*SET EXERCISE*. Produce an exact copy of all the data below, dropping every image.

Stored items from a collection
--- begin ---

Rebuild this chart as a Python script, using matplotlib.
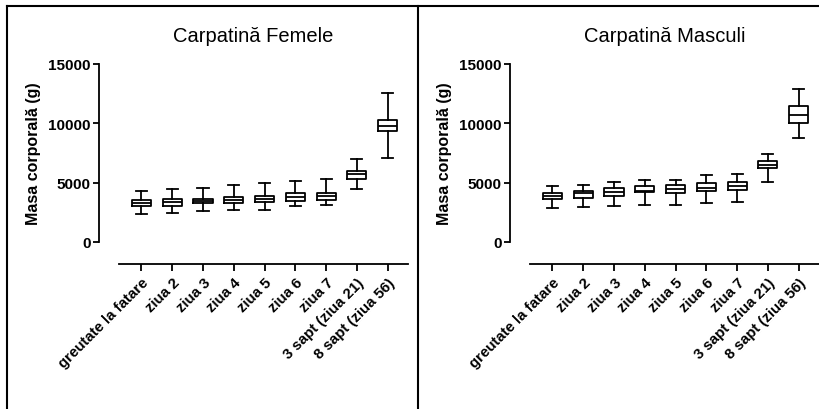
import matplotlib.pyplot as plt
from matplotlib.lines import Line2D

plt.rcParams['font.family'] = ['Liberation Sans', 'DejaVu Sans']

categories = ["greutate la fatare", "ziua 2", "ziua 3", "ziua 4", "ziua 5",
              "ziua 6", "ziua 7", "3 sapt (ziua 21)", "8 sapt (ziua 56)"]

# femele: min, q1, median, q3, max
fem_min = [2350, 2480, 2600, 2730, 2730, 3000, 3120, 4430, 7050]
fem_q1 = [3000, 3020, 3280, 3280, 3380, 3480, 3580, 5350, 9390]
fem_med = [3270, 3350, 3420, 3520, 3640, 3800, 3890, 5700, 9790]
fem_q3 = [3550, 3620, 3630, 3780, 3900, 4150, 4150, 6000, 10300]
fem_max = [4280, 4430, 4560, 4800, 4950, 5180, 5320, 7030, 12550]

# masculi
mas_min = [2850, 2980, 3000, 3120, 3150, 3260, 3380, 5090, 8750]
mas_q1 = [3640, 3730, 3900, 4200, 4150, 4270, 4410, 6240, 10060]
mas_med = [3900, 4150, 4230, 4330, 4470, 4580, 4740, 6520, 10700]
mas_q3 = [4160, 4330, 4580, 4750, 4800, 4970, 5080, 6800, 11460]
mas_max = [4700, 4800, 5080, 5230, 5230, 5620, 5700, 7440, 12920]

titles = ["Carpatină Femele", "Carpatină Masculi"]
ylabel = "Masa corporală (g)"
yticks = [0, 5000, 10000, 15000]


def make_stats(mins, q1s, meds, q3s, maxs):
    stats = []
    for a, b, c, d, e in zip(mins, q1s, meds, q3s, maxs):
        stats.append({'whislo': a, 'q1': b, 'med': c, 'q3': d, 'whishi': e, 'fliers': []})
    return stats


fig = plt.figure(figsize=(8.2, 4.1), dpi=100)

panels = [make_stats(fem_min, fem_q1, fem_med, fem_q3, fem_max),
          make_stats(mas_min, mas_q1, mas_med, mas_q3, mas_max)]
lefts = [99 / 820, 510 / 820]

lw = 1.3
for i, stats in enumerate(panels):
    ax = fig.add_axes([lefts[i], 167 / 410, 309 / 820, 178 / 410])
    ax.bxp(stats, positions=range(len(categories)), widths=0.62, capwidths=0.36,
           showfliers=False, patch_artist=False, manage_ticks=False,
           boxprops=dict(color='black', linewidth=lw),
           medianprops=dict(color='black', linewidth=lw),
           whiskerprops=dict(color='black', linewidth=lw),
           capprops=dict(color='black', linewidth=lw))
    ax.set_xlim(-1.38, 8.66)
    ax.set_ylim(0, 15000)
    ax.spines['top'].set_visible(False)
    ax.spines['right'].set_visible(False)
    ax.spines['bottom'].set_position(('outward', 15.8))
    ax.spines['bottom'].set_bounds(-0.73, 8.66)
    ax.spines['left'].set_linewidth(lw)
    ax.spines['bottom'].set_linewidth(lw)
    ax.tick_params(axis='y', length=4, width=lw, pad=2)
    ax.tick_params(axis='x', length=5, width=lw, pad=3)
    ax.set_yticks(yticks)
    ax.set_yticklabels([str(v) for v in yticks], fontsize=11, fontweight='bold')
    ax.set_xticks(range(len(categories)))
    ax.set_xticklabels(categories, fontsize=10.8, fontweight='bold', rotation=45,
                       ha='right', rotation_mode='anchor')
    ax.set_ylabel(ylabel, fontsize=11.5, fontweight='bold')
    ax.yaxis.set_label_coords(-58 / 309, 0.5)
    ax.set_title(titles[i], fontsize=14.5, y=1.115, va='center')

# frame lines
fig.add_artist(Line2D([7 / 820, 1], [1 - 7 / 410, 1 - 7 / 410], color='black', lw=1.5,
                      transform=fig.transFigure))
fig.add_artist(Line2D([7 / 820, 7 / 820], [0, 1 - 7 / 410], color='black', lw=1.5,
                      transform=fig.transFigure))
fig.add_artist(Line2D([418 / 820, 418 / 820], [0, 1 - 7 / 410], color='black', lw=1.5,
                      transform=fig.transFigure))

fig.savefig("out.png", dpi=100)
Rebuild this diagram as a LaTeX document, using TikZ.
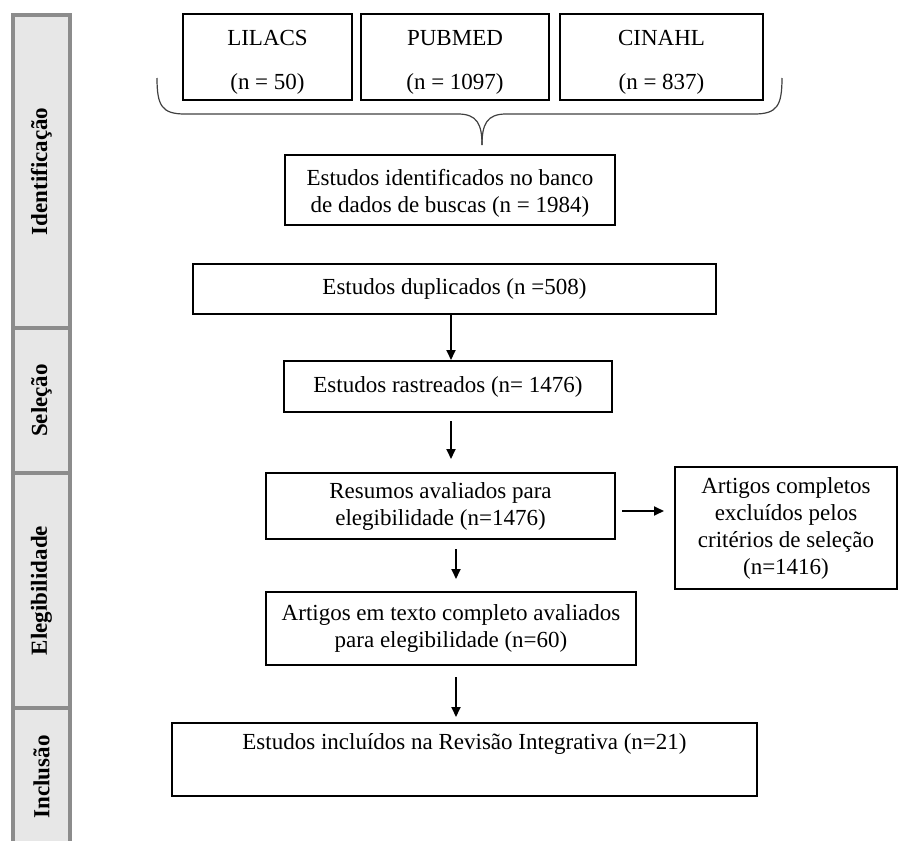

--- end ---

*REPLY TO THE EXERCISE*.
Rebuild this chart as a Python script, using matplotlib.
import matplotlib.pyplot as plt
from matplotlib.lines import Line2D

plt.rcParams['font.family'] = ['Liberation Sans', 'DejaVu Sans']

categories = ["greutate la fatare", "ziua 2", "ziua 3", "ziua 4", "ziua 5",
              "ziua 6", "ziua 7", "3 sapt (ziua 21)", "8 sapt (ziua 56)"]

# femele: min, q1, median, q3, max
fem_min = [2350, 2480, 2600, 2730, 2730, 3000, 3120, 4430, 7050]
fem_q1 = [3000, 3020, 3280, 3280, 3380, 3480, 3580, 5350, 9390]
fem_med = [3270, 3350, 3420, 3520, 3640, 3800, 3890, 5700, 9790]
fem_q3 = [3550, 3620, 3630, 3780, 3900, 4150, 4150, 6000, 10300]
fem_max = [4280, 4430, 4560, 4800, 4950, 5180, 5320, 7030, 12550]

# masculi
mas_min = [2850, 2980, 3000, 3120, 3150, 3260, 3380, 5090, 8750]
mas_q1 = [3640, 3730, 3900, 4200, 4150, 4270, 4410, 6240, 10060]
mas_med = [3900, 4150, 4230, 4330, 4470, 4580, 4740, 6520, 10700]
mas_q3 = [4160, 4330, 4580, 4750, 4800, 4970, 5080, 6800, 11460]
mas_max = [4700, 4800, 5080, 5230, 5230, 5620, 5700, 7440, 12920]

titles = ["Carpatină Femele", "Carpatină Masculi"]
ylabel = "Masa corporală (g)"
yticks = [0, 5000, 10000, 15000]


def make_stats(mins, q1s, meds, q3s, maxs):
    stats = []
    for a, b, c, d, e in zip(mins, q1s, meds, q3s, maxs):
        stats.append({'whislo': a, 'q1': b, 'med': c, 'q3': d, 'whishi': e, 'fliers': []})
    return stats


fig = plt.figure(figsize=(8.2, 4.1), dpi=100)

panels = [make_stats(fem_min, fem_q1, fem_med, fem_q3, fem_max),
          make_stats(mas_min, mas_q1, mas_med, mas_q3, mas_max)]
lefts = [99 / 820, 510 / 820]

lw = 1.3
for i, stats in enumerate(panels):
    ax = fig.add_axes([lefts[i], 167 / 410, 309 / 820, 178 / 410])
    ax.bxp(stats, positions=range(len(categories)), widths=0.62, capwidths=0.36,
           showfliers=False, patch_artist=False, manage_ticks=False,
           boxprops=dict(color='black', linewidth=lw),
           medianprops=dict(color='black', linewidth=lw),
           whiskerprops=dict(color='black', linewidth=lw),
           capprops=dict(color='black', linewidth=lw))
    ax.set_xlim(-1.38, 8.66)
    ax.set_ylim(0, 15000)
    ax.spines['top'].set_visible(False)
    ax.spines['right'].set_visible(False)
    ax.spines['bottom'].set_position(('outward', 15.8))
    ax.spines['bottom'].set_bounds(-0.73, 8.66)
    ax.spines['left'].set_linewidth(lw)
    ax.spines['bottom'].set_linewidth(lw)
    ax.tick_params(axis='y', length=4, width=lw, pad=2)
    ax.tick_params(axis='x', length=5, width=lw, pad=3)
    ax.set_yticks(yticks)
    ax.set_yticklabels([str(v) for v in yticks], fontsize=11, fontweight='bold')
    ax.set_xticks(range(len(categories)))
    ax.set_xticklabels(categories, fontsize=10.8, fontweight='bold', rotation=45,
                       ha='right', rotation_mode='anchor')
    ax.set_ylabel(ylabel, fontsize=11.5, fontweight='bold')
    ax.yaxis.set_label_coords(-58 / 309, 0.5)
    ax.set_title(titles[i], fontsize=14.5, y=1.115, va='center')

# frame lines
fig.add_artist(Line2D([7 / 820, 1], [1 - 7 / 410, 1 - 7 / 410], color='black', lw=1.5,
                      transform=fig.transFigure))
fig.add_artist(Line2D([7 / 820, 7 / 820], [0, 1 - 7 / 410], color='black', lw=1.5,
                      transform=fig.transFigure))
fig.add_artist(Line2D([418 / 820, 418 / 820], [0, 1 - 7 / 410], color='black', lw=1.5,
                      transform=fig.transFigure))

fig.savefig("out.png", dpi=100)
Rebuild this diagram as a LaTeX document, using TikZ.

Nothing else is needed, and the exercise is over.